@eramirezprotec opened this Issue on February 10th 2020 Contributor

Hi!

I'm getting this error every day since I updated Matomo to version 3.13.1:

INFO [2020-02-09 04:07:32] 9595 Failed to invalidate archived reports: SQLSTATE[40001]: Serialization failure: 1213 Deadlock found when trying to get lock; try restarting transaction

I found some tickets about the deadlock situation but none of them speak about the deadlock happening when trying to invalidate archived reports.

Thank you very much.

@tsteur commented on February 10th 2020 Member

seeing here https://github.com/matomo-org/matomo/issues/6398#issuecomment-388370992 reports to invalidate are mentioned as well. Might be the same. How often do you see this error per day? Are you also using the log importer? Is there any chance you could enable mysql error log so we can get more information about the deadlock?

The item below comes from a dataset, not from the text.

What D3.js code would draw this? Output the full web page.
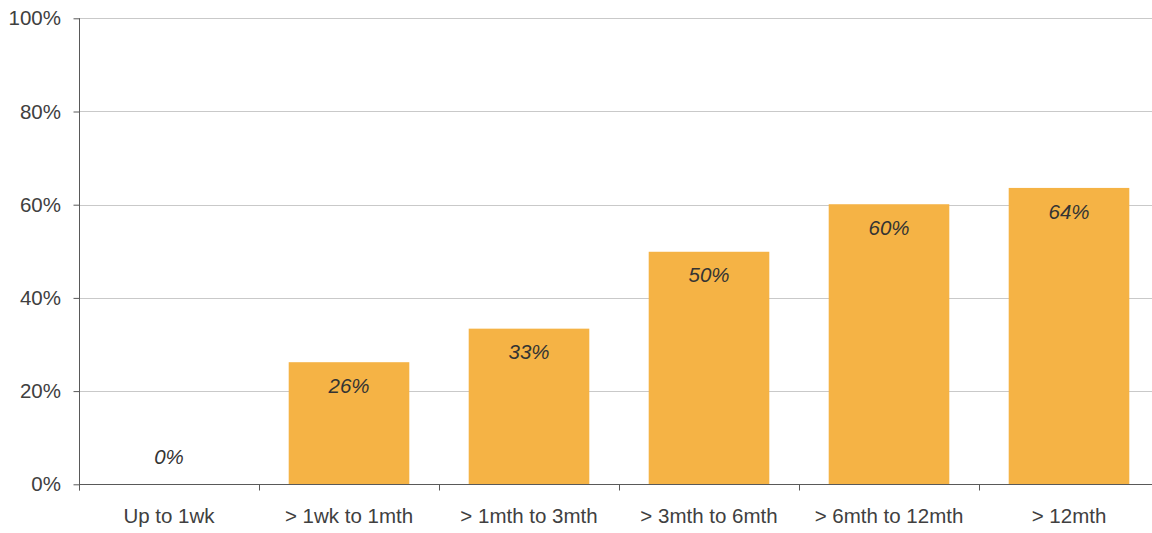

@pardvm commented on February 11th 2020

@tsteur,
I've able to relate this problem with this other: #15267
In that issue, you sugested to have a sleep between the launch of each cron archiver. We did it indeed but it doens't seems to work.

Do you have another idea on how to get several archivers synchronized in order only one site is processed?

@tsteur commented on February 11th 2020 Member

@pardvm have you tried to increase the sleep to say one minute (assuming you launch them hourly)? And I suppose the sleep is executed correctly with different sleep intervals for each archiver? Looking at the code this should work. Let me know if this doesn't work or if you confirm it's set up like this. I suppose we could in general also add some random minor sleep interval at the beginning of the script just to avoid these issues in general. @pardvm as a result of this do you also see deadlocks?

@pardvm commented on February 12th 2020

@tsteur,
We've increased the sleep to 30s and, yes: each archiver is launched 30s after the previous.

I'll keep observing and I'll come back here with the results.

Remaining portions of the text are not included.